Frauen wie du sind noch zu jung, um allein zu sein! – das ist der landläufige handfeste Zuspruch, den wohlwollende Freunde einer jungen Witwe nach angemessener Karenzzeit zuteil werden lassen. In den primitiveren Fällen ist die so Angesprochene innerlich dankbar, daß man ihrem eigenen Empfinden entgegenkommt und Ausdruck verleiht. Natürlich gibt sie das nicht gleich zu, aber bald zeigt es sich, daß das beiläufige Gespräch wie der Abschluss einer Gedankenreihe gewirkt hat, die sich nun, sozusagen von dritter Seite autorisiert, in Aktion umsetzen kann. Bei einer differenzierteren Frau aber kann man gar nichts Ungeschickteres tun, als jenen moralischen Rippenstoß, in wie zarter Form auch immer, anzuwenden. Er wird sie in die extremste Opposition treiben und noch mehr als bisher in sie selbst zurückscheuchen. Schon der übliche banale Trost, daß die Zeit den Schmerz lindern werde, ist hier denkbar unangebracht. Menschen, die sehr tief und sehr glücklich geliebt haben, lieben dann auch ihren Schmerz um den Toten. Und in den ersten Jahren verringert sich dieser Schmerz daher keineswegs, sondern wächst und wächst mit der immer unerbittlicher klar werdenden Erkenntnis, dass jenes Glück endgültig vorbei ist.
Mit einem großen inneren Erstaunen sehen sie dann sozusagen sich selber zu, wie sie allmählich doch aufhören, nur zurückzudenken und immer wieder die alten Wege einstiger Zweisamkeit zu gehen, wie das gegenwärtige Leben sie mehr und mehr in seine Kreise zieht, wie sie wieder Aufgaben für sich sehen, Interessen, Freuden, Freunde und schließlich vielleicht sogar den einen Mann, der ihnen wert erscheint, das Leben mit ihnen zu teilen. „Früher oder später wird jeder frei für eine neue Liebe“ – nur der, der sie liebt, darf einer solchen Frau das mit aller Behutsamkeit sagen, und vielleicht, wie in dem Film ,,Moselfahrt aus Liebeskummer“ auch nur einer, der selbst gerade eine ähnliche Wandlung an sich erfuhr und daher als Mitfühlender, nicht als außenstehender Ratgeber austritt.
Die anderen Frauen, wie diese Dorette, sind unkomplizierter, aber auch sie haben ihren Kummer. Im Grunde wünschen sie sich nämlich nichts sehnlicher, als auch einmal so geliebt zu werden und zu lieben wie Angela: ernst und ausschließlich und für ewig. Aber es gelingt ihnen nie.

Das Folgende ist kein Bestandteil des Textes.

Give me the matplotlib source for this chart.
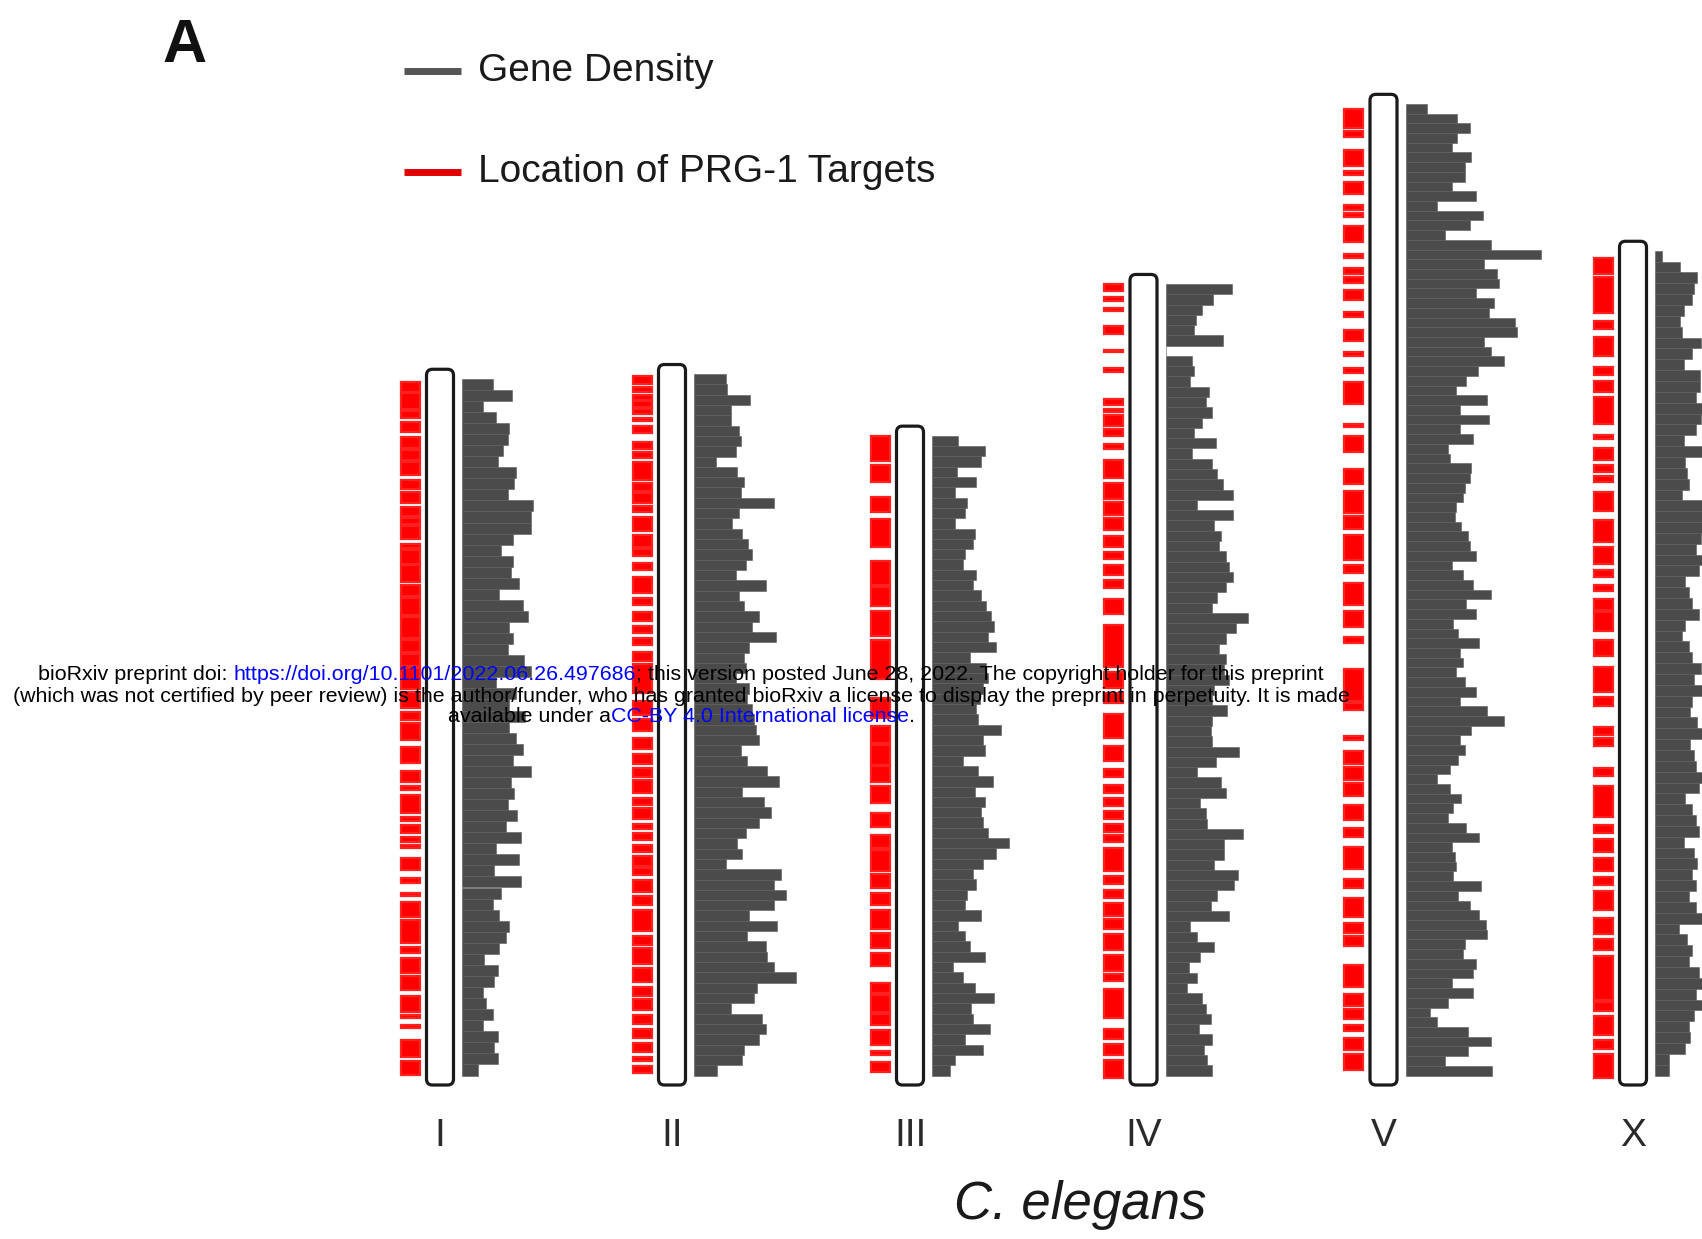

Vielleicht müssen sie so oft lieben, weil sie nicht imstande sind, einen Menschen ganz zu gewinnen- oder vielleicht geben sie sich nie ganz hin, weil sie Angst haben, zuviel dabei zu verlieren. Sind sie leichtfertig? Haben sie keinen Instinkt für den Wert oder Unwert der Menschen? Was es auch sei: trotz allem Umworbensein stehen sie letztlich doch nur am Rande des Daseins, wie diese Dorette. „Ich brauche dich doch!“ sagen sie in egoistischem Trotz, wenn der andere sie lächelnd verlässt. Und es ist schon viel, wenn sie wenigstens einen Teil ihrer Schuld einsehen. ,,Ach, man sagt vieles, solange man sicher ist“ – das ist ein bitteres Wort der Selbsterkenntnis, das nicht nur über dem Ende von Flirts und Freundschaften, sondern auch über mancher Ehekrise stehen könnte. Man sagt wirklich viel Tòrichtes, Böses, Absurdes – oft nur, um zu erproben, wie weit man gehen kann, wie groß die Macht ist, die man über den anderen hat. Aber oft haben Worte eine fatale Magie oder ist es nur so, dass man irgend einmal mit seinen mutwilligen Reden die Grenze überschritten hat, die unbedingt einzuhalten gewesen wärel Kurz, eines Tages wird man unverhofft, wie Dorette, tatsächlich beim Wort genommen. Man war zu sicher gewesen, und das ist nicht nur in großen Kriegen leichtsinnig und dumm. Nun gilt es nur noch, sich mit Anstand und Haltung zurückzuziehen oder besiegt, aber aufrecht das Feld zu räumen.